_To do_
Copy nothing but the part that opens with the line containing "Clone this chart in seaborn and matplotlib." and closes with the line containing "plt.rcParams['mathtext.default'] = 'regular'". Do not include pictures.

'''

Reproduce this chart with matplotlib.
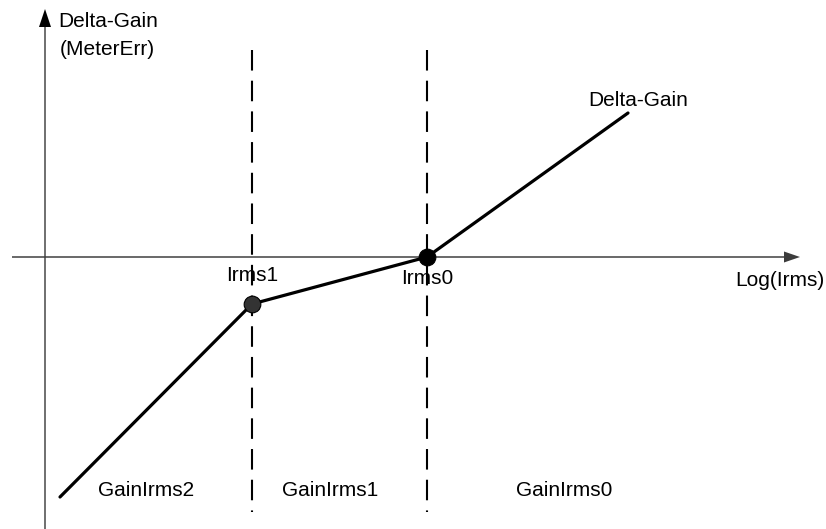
import matplotlib
matplotlib.use("Agg")
import matplotlib.pyplot as plt

plt.rcParams['font.family'] = ['Liberation Sans', 'DejaVu Sans']
plt.rcParams['lines.scale_dashes'] = False

# piecewise delta-gain curve (x: log(Irms), y: delta gain), origin at axes cross
log_irms = [15, 207, 382, 583]
delta_gain = [-240, -47, 0, 144]

# calibration knees Irms1, Irms0
knee_names = ['Irms1', 'Irms0']
knee_x = [207, 382]
knee_y = [-47, 0]
knee_colors = ['#333333', 'black']

# region labels
region_names = ['GainIrms2', 'GainIrms1', 'GainIrms0']
region_x = [101, 285, 519]

fig = plt.figure(figsize=(8.26, 5.29), dpi=100)
ax = fig.add_axes([0, 0, 1, 1])
ax.set_xlim(-45, 781)
ax.set_ylim(-272, 257)
ax.axis('off')

# axes with arrows
ax.arrow(0, -272, 0, 520, width=1.1, head_width=12, head_length=18,
         length_includes_head=True, color='black', lw=0)
ax.arrow(-33, 0, 788, 0, width=1.5, head_width=11, head_length=16,
         length_includes_head=True, color='#3c3c3c', lw=0)

# dashed region boundaries
for bx in knee_x:
    ax.plot([bx, bx], [207, -255], color='black', lw=1.5,
            dashes=(14.8, 7.3), solid_capstyle='butt', zorder=2)

# delta-gain curve
ax.plot(log_irms, delta_gain, color='black', lw=2.3, zorder=3,
        solid_capstyle='round')
for x, y, c in zip(knee_x, knee_y, knee_colors):
    ax.plot(x, y, 'o', ms=12, mfc=c, mec='black', mew=0.8, zorder=4)

fs = 15
ax.text(13, 230, 'Delta-Gain', fontsize=fs, ha='left', va='baseline')
ax.text(15, 202, '(MeterErr)', fontsize=fs, ha='left', va='baseline')
ax.text(643, 151, 'Delta-Gain', fontsize=fs, ha='right', va='baseline')
ax.text(690, -29, 'Log(Irms)', fontsize=fs, ha='left', va='baseline')
ax.text(knee_x[0], -24, knee_names[0], fontsize=fs, ha='center', va='baseline')
ax.text(knee_x[1], -27, knee_names[1], fontsize=fs, ha='center', va='baseline')
for name, x in zip(region_names, region_x):
    ax.text(x, -239, name, fontsize=fs, ha='center', va='baseline')

fig.savefig('out.png', dpi=100)
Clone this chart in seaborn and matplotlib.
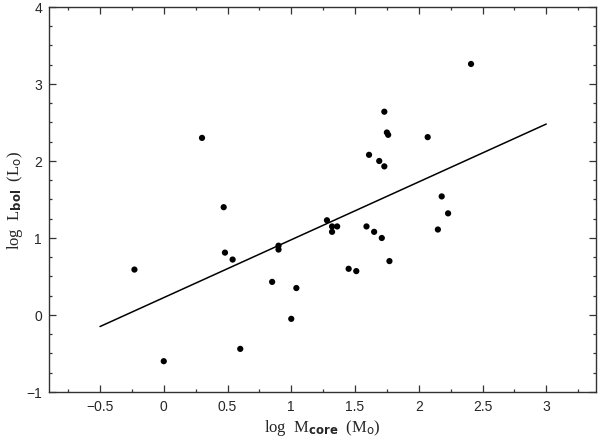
import numpy as np
import pandas as pd
import seaborn as sns
import matplotlib.pyplot as plt
from matplotlib.ticker import MultipleLocator

sns.set_style('ticks')
plt.rcParams['font.family'] = ['Liberation Sans', 'DejaVu Sans']
plt.rcParams['mathtext.default'] = 'regular'

# points
log_mcore = [-0.23, 0.00, 0.30, 0.47, 1.73, 1.75, 1.76, 1.61, 1.69, 1.73,
             0.48, 0.54, 0.90, 0.90, 0.85, 1.04, 1.00, 0.60, 1.28, 1.32,
             1.32, 1.36, 1.59, 1.65, 1.71, 1.77, 1.45, 1.51, 2.41, 2.07,
             2.18, 2.23, 2.15]
log_lbol = [0.59, -0.60, 2.30, 1.40, 2.64, 2.37, 2.34, 2.08, 2.00, 1.93,
            0.81, 0.72, 0.90, 0.85, 0.43, 0.35, -0.05, -0.44, 1.23, 1.15,
            1.08, 1.15, 1.15, 1.08, 1.00, 0.70, 0.60, 0.57, 3.26, 2.31,
            1.54, 1.32, 1.11]

# fitted relation end points
fit_x = [-0.5, 3.0]
fit_y = [-0.15, 2.48]

df = pd.DataFrame({'x': log_mcore, 'y': log_lbol})
fit = pd.DataFrame({'x': fit_x, 'y': fit_y})

fig = plt.figure(figsize=(6, 4.39), dpi=100)
ax = fig.add_axes([0.0817, 0.1048, 0.9116, 0.877])

sns.lineplot(data=fit, x='x', y='y', color='black', lw=1.1, ax=ax)
sns.scatterplot(data=df, x='x', y='y', color='black', s=20, edgecolor='none', ax=ax)

ax.set_xlim(-0.9, 3.39)
ax.set_ylim(-1, 4)
ax.xaxis.set_minor_locator(MultipleLocator(0.25))
ax.yaxis.set_minor_locator(MultipleLocator(0.25))
ax.set_xticks([-0.5, 0, 0.5, 1, 1.5, 2, 2.5, 3])
ax.set_xticklabels(['\u22120.5', '0', '0.5', '1', '1.5', '2', '2.5', '3'])
ax.set_yticks([-1, 0, 1, 2, 3, 4])
ax.set_yticklabels(['\u22121', '0', '1', '2', '3', '4'])

ax.tick_params(which='both', direction='in', top=True, right=True,
               color='#333333', width=0.9, labelsize=10)
ax.tick_params(axis='x', pad=5)
ax.tick_params(axis='y', pad=5)
ax.tick_params(which='major', length=5)
ax.tick_params(which='minor', length=2.5)
for sp in ax.spines.values():
    sp.set_color('#333333')
    sp.set_linewidth(1.0)

ax.set_xlabel(r'log  M$_{\mathbf{core}}$  (M$_{\mathrm{o}}$)',
              family='Liberation Serif', fontsize=12)
ax.set_ylabel(r'log  L$_{\mathbf{bol}}$  (L$_{\mathrm{o}}$)',
              family='Liberation Serif', fontsize=12)
ax.xaxis.set_label_coords(0.5, -0.064)
ax.yaxis.set_label_coords(-0.044, 0.5)

fig.savefig('out.png', dpi=100)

'''

_Result_
Clone this chart in seaborn and matplotlib.
import numpy as np
import pandas as pd
import seaborn as sns
import matplotlib.pyplot as plt
from matplotlib.ticker import MultipleLocator

sns.set_style('ticks')
plt.rcParams['font.family'] = ['Liberation Sans', 'DejaVu Sans']
plt.rcParams['mathtext.default'] = 'regular'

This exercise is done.